I fret over this. I fret that I am failing my baby because she doesn't get enough sleep because she won't sleep alone. On the other hand, I fret that if I force her to sleep alone the Peanut will cry herself to sleep, convinced that I don't love her, and eventually turn to a life of drugs and crime.

I also fret that I'm shortchanging the Pumpkin, who never gets a morning alone with mommy, or a chance to climb into my bed and snuggle without a nursing toddler between us. Naturally I see the possibility that these circumstances could also lead to a life of drugs and crime.

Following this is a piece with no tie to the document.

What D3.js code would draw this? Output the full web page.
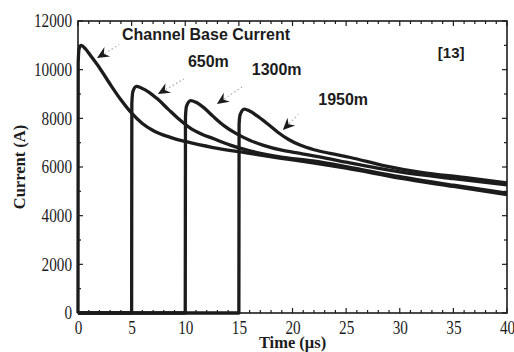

And I fret that Mr. Indulgent, so named for his willingness to indulge my whims - up to and including 40 (and counting) months of baby bed-sharing, is perhaps getting a little tired of this particular whim and - you guessed it - contemplating how much more sleep he'd get if only he lived a life of drugs and crime.

So here I am, fretting away about these things while I listen to the second hour of On Point on NPR, which is always devoted to some random artsy-literary work. Today it's an interview with Poser: My Life in 23 Poses author Claire Dederer. Ms. Dederer also was prone to excessive fretting, until she discovered yoga.

I've already discovered yoga, and what I discovered was that I really suck at yoga.

But what Ms. Dederer (oh, heck, let's call her Claire) discovered while discovering yoga is the "nobody's perfect" cliche applies perfectly to yoga. And to motherhood. And to strive to do either just right is to push away the satisfaction and even the joy that comes from each.

So.

(A little dramatic, yes? Likening night-weaning and moving my toddler to her own cozy little crib to an interruption in my quest for parental perfection... Stick with me here.)

Here's what I got and what I needed from listening to Claire: Not just permission, but a mandate to risk failure now and again. Hey, maybe the Peanut will turn to drugs and crime as a result of abrupt night-weaning at the tender age of eighteen months! But dammit, at least she won't be blaming her Stepford-wife, striving-for-endless-perfection mommy for it.

Eh, I know, it's a reach. Sometimes I just need a reminder that all this stuff that seems so big and important really is not going to screw up my kids. Any more than kids should be screwed up, that is.

*Okay, she's now almost 18 months. I edited this post for two months. I told you I'm tired!